5. Appraisals, Jumbo Loans, and the Financing Reality
Even in affluent areas, many buyers finance—especially with jumbo loans.
Luxury sellers need to understand two realities:
Jumbo underwriting can be stricter.
Buyers can face deeper documentation requirements, slower timelines, and less flexibility.Appraisals can become friction points in thin markets.
If there are fewer truly comparable sales, the appraisal may come in conservative—especially if the listing price is aspirational.
This is why a luxury listing that is “a little high” can be fatal:
the home sits,
buyers assume something is wrong,
then the first serious offer uses the time-on-market as leverage,
and appraisal risk becomes a negotiating weapon.
Luxury sellers should plan for appraisal outcomes, financing timelines, and contingencies—rather than treating them as afterthoughts.
6. Marketing Mistakes That Quietly Kill High-End Listings
In luxury, marketing is not optional—it’s product positioning.
High-end marketing must do three things:
Showcase (make the home look elite online)
Target (reach the right buyer pools)
Validate (justify the price with narrative and proof)
Luxury listings often fail because:
photography is merely “good,” not editorial-quality
rooms are photographed without staging or scale clarity
there’s no floor plan (buyers can’t “understand” the home)
there’s no lifestyle story (privacy, entertaining, schools, commute)
the listing description reads generic rather than curated
Luxury buyers often decide whether to tour within seconds of scrolling.
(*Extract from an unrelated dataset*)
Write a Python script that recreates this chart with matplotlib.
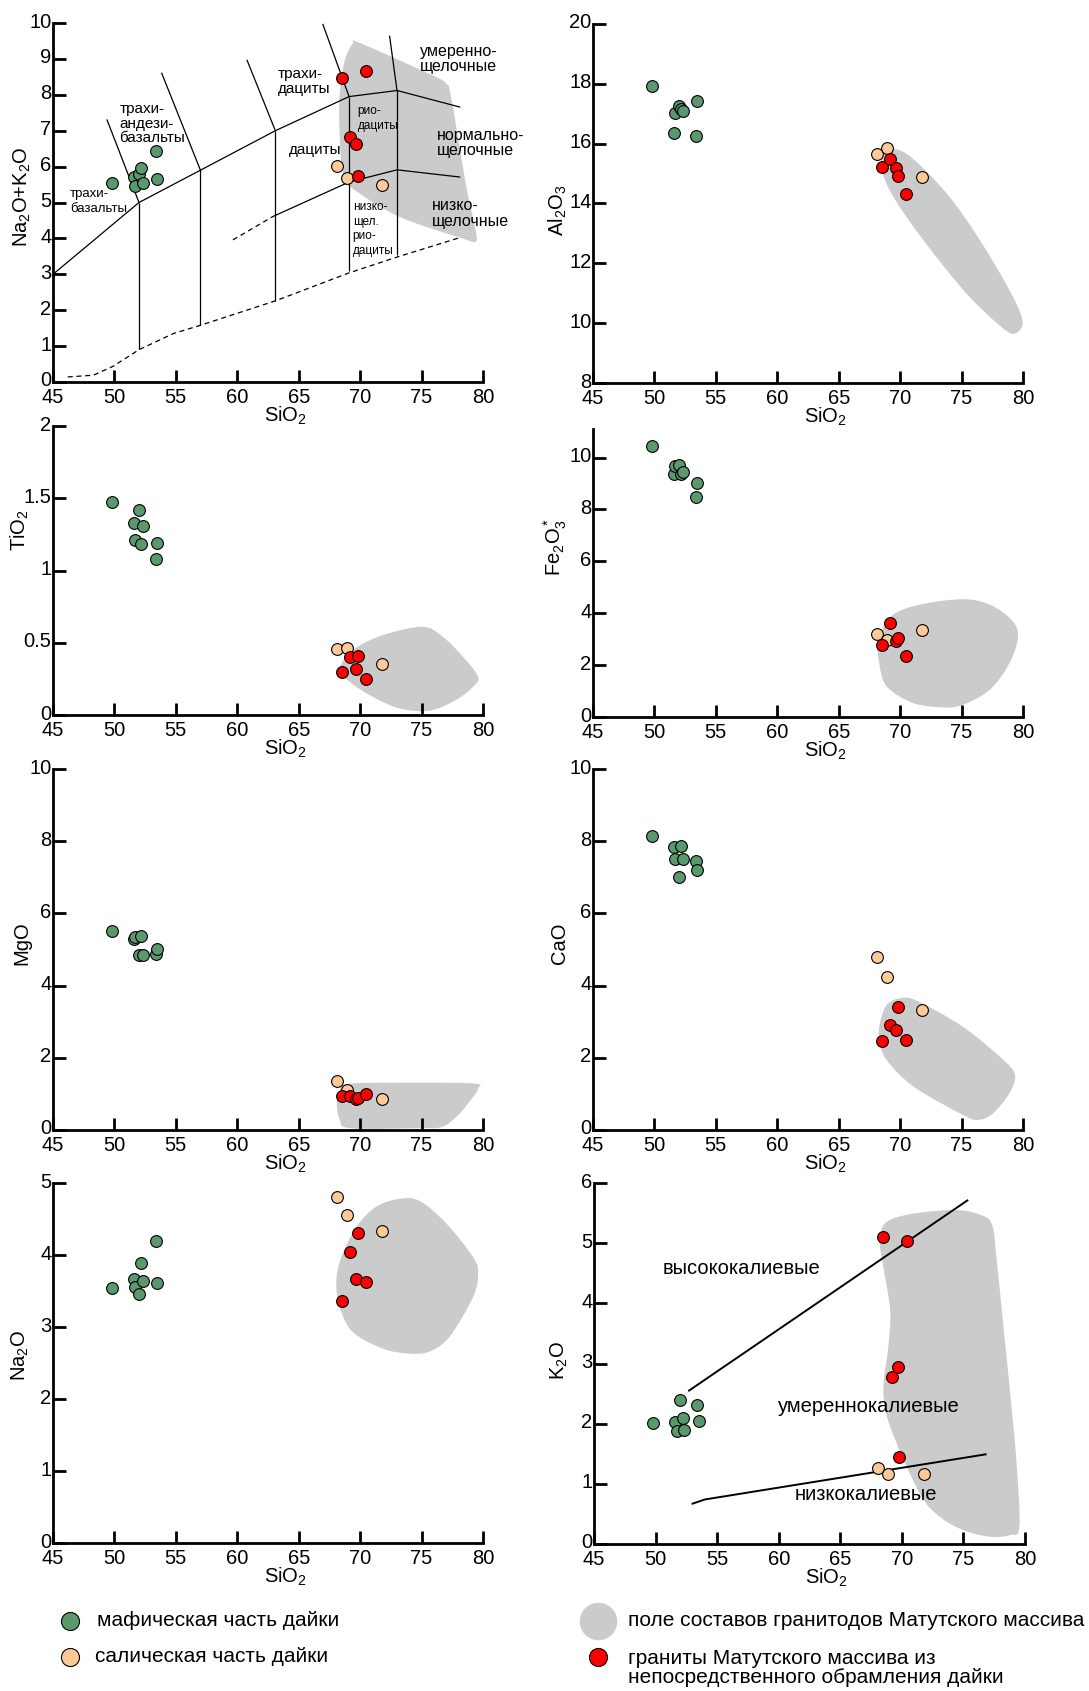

If your online presentation doesn’t feel exceptional, your listing is invisible.
7. Days on Market: The Luxury Stigma Is Real
Time on market changes buyer psychology. In luxury, it changes it faster.
A luxury listing that sits creates a feedback loop:
Buyers assume it’s overpriced or has a hidden issue
Agents warn clients “it’s been sitting”
The seller gets fewer showings
The seller eventually reduces price—but not enough
The listing becomes “stale” and loses its debut advantage
The first 2–3 weeks matter enormously. A luxury listing needs a launch strategy that captures attention early, because once the listing becomes old news, the best buyers move on.
8. The Main Line Luxury Seller Playbook
If luxury homes are taking longer to sell, what actually works?
Step 1: Price to create urgency, not to test the market
Aim for “compelling value” relative to the best alternatives. In luxury, you win by being the most obvious choice.
Step 2: Preempt the inspection and maintenance objections
Consider a pre-list inspection and handle the biggest items upfront:
roof certification or repair
HVAC service documentation
electrical and plumbing fixes
pest treatment where relevant
Luxury buyers want confidence.
Step 3: Stage like a brand, not a house
Luxury staging is about clarity, flow, and light—not decoration. Buyers should immediately understand:
how the home lives day-to-day
how it entertains
where they’d work
where kids would gather
Step 4: Elevate marketing to match the price
At minimum:
magazine-level photography
floor plans
video walkthrough and/or drone where appropriate
strategic ad targeting beyond “MLS only”
a narrative description that sells lifestyle and location benefits
Step 5: Launch with a plan
Coordinate:
pre-launch prep and “coming soon” awareness (where permitted)
a strong first weekend push
agent outreach to buyer pools
open house strategy tailored to high-end buyers (often appointment-style)
Closing Thought
Luxury homes on the Main Line are taking longer to sell because the market is demanding precision: precision in pricing, preparation, presentation, and marketing. The good news is that sellers who treat the listing like a high-end product launch—rather than a routine sale—are still achieving excellent outcomes.